A simple, robust, and efficient structural model to predict thermal stability of zinc metal-organic frameworks (Zn-MOFs): The QSPR approach

Abstract

The thermal stability of MOFs refers to resist degradation of their structure, upon exposure to heat. It may depend on the type of linkers, metal SBUs, metal-ligand interaction, and type of packing of MOF. Many applications of MOF compounds require high thermal stability so that their frameworks do not collapse upon thermal treatment. A straightforward method based on a Quantitative Structure-Property Relationship (QSPR) was established to achieve a precise model to estimate the thermal stability of MOF compounds having zinc SBUs due to their importance in recent researches.
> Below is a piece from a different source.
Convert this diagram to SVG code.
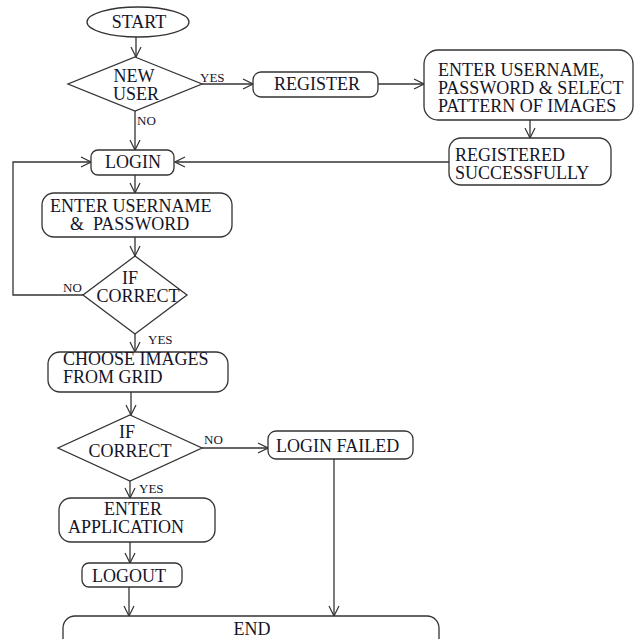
<svg xmlns="http://www.w3.org/2000/svg" width="634" height="639" viewBox="0 0 634 639">
<defs>
<marker id="arr" viewBox="0 0 12 12" refX="11" refY="6" markerWidth="12" markerHeight="12" markerUnits="userSpaceOnUse" orient="auto">
<path d="M1,1 L11,6 L1,11" fill="none" stroke="#333" stroke-width="1.2"/>
</marker>
<style>
.sh{fill:#fff;stroke:#333;stroke-width:1.3}
.t{font-family:"Liberation Serif","Times New Roman",serif;font-size:18px;fill:#141428}
.c{text-anchor:middle}
.l{font-family:"Liberation Serif","Times New Roman",serif;font-size:13px;fill:#141428}
.cn{fill:none;stroke:#333;stroke-width:1.3}
</style>
</defs>
<rect width="634" height="639" fill="#fff"/>
<g id="connectors">
<path class="cn" d="M136,37 L136,57" marker-end="url(#arr)"/>
<path class="cn" d="M202,84 L253,84" marker-end="url(#arr)"/>
<path class="cn" d="M378,84 L424,84" marker-end="url(#arr)"/>
<path class="cn" d="M530,120 L530,138" marker-end="url(#arr)"/>
<path class="cn" d="M449,162 L175,162" marker-end="url(#arr)"/>
<path class="cn" d="M135,111 L135,150" marker-end="url(#arr)"/>
<path class="cn" d="M83,295 L13,295 L13,162 L91,162" marker-end="url(#arr)"/>
<path class="cn" d="M135,175 L135,193" marker-end="url(#arr)"/>
<path class="cn" d="M135,237 L135,256" marker-end="url(#arr)"/>
<path class="cn" d="M135,334 L135,352" marker-end="url(#arr)"/>
<path class="cn" d="M131,392 L131,415" marker-end="url(#arr)"/>
<path class="cn" d="M202,448 L268,448" marker-end="url(#arr)"/>
<path class="cn" d="M334,459 L334,616" marker-end="url(#arr)"/>
<path class="cn" d="M130,481 L130,498" marker-end="url(#arr)"/>
<path class="cn" d="M130,542 L130,563" marker-end="url(#arr)"/>
<path class="cn" d="M129,587 L129,616" marker-end="url(#arr)"/>
<text class="l" x="200" y="82">YES</text>
<text class="l" x="137" y="125">NO</text>
<text class="l" x="63" y="292">NO</text>
<text class="l" x="148" y="344">YES</text>
<text class="l" x="204" y="444">NO</text>
<text class="l" x="139" y="493">YES</text>
</g>
<g id="start">
<ellipse class="sh" cx="138" cy="22" rx="51" ry="15"/>
<text class="t c" x="139" y="28">START</text>
</g>
<g id="new-user">
<polygon class="sh" points="135,57 202,84 135,111 68,84"/>
<text class="t c" x="134" y="82">NEW</text>
<text class="t c" x="136" y="100">USER</text>
</g>
<g id="register">
<rect class="sh" x="253" y="72" width="125" height="25" rx="8"/>
<text class="t c" x="317" y="90">REGISTER</text>
</g>
<g id="enter-reg">
<rect class="sh" x="424" y="50" width="209" height="70" rx="14"/>
<text class="t" x="438" y="76">ENTER USERNAME,</text>
<text class="t" x="438" y="94">PASSWORD &amp; SELECT</text>
<text class="t" x="438" y="112">PATTERN OF IMAGES</text>
</g>
<g id="registered">
<rect class="sh" x="449" y="138" width="162" height="47" rx="12"/>
<text class="t" x="455" y="161">REGISTERED</text>
<text class="t" x="455" y="179">SUCCESSFULLY</text>
</g>
<g id="login">
<rect class="sh" x="91" y="150" width="83" height="25" rx="7"/>
<text class="t c" x="133" y="168">LOGIN</text>
</g>
<g id="enter-cred">
<rect class="sh" x="42" y="193" width="190" height="44" rx="12"/>
<text class="t" x="50" y="212">ENTER USERNAME</text>
<text class="t" x="70" y="230" xml:space="preserve">&amp;  PASSWORD</text>
</g>
<g id="if-correct-1">
<polygon class="sh" points="135,256 187,295 135,334 83,295"/>
<text class="t c" x="130" y="284">IF</text>
<text class="t c" x="138" y="302">CORRECT</text>
</g>
<g id="choose">
<rect class="sh" x="48" y="352" width="180" height="40" rx="12"/>
<text class="t" x="63" y="365">CHOOSE IMAGES</text>
<text class="t" x="63" y="383">FROM GRID</text>
</g>
<g id="if-correct-2">
<polygon class="sh" points="130,415 202,448 130,481 58,448"/>
<text class="t c" x="127" y="438">IF</text>
<text class="t c" x="130" y="457">CORRECT</text>
</g>
<g id="login-failed">
<rect class="sh" x="268" y="431" width="145" height="28" rx="8"/>
<text class="t" x="276" y="452">LOGIN FAILED</text>
</g>
<g id="enter-app">
<rect class="sh" x="59" y="498" width="156" height="44" rx="12"/>
<text class="t c" x="133" y="515">ENTER</text>
<text class="t" x="68" y="533">APPLICATION</text>
</g>
<g id="logout">
<rect class="sh" x="82" y="563" width="100" height="24" rx="7"/>
<text class="t c" x="129" y="582">LOGOUT</text>
</g>
<g id="end">
<rect class="sh" x="63" y="616" width="376" height="50" rx="12"/>
<text class="t c" x="252" y="635">END</text>
</g>
</svg>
The proposed model was developed based on descriptors including the number of nitrogen and zinc atoms, the interactions between heteroatoms of linkers and metal centers, and various molecular fragments. A logarithm of experimental thermal stability (log TS) of 151 MOFs is applied to develop a precise model. The coefficients of determination (R 2 ) for the training and test sets were obtained 0.999 and 1.000, respectively. The Root Mean Square Error for Prediction (RMSEP) of log TS of training and test sets are 0.003 and 0.001, respectively. According to resulted statistical parameters, the novel model is robust and efficient satisfactory. • The thermal stability of metal-organic frameworks (MOFs) is one of the principal concerns for various applications. • A QSPR model was developed to simply predict the relationship between thermal stability and the Zn-MOF SBUs. • The QSPR approach was reliable, robust, and applicable for Zn-MOFs with diverse linkers. • Considering the resulted multilinear regression model, MOF compounds can be well designed with suitable thermal stability. • The presented QSPR model will be developed to estimate other physicochemical properties of MOFs from their experimental data.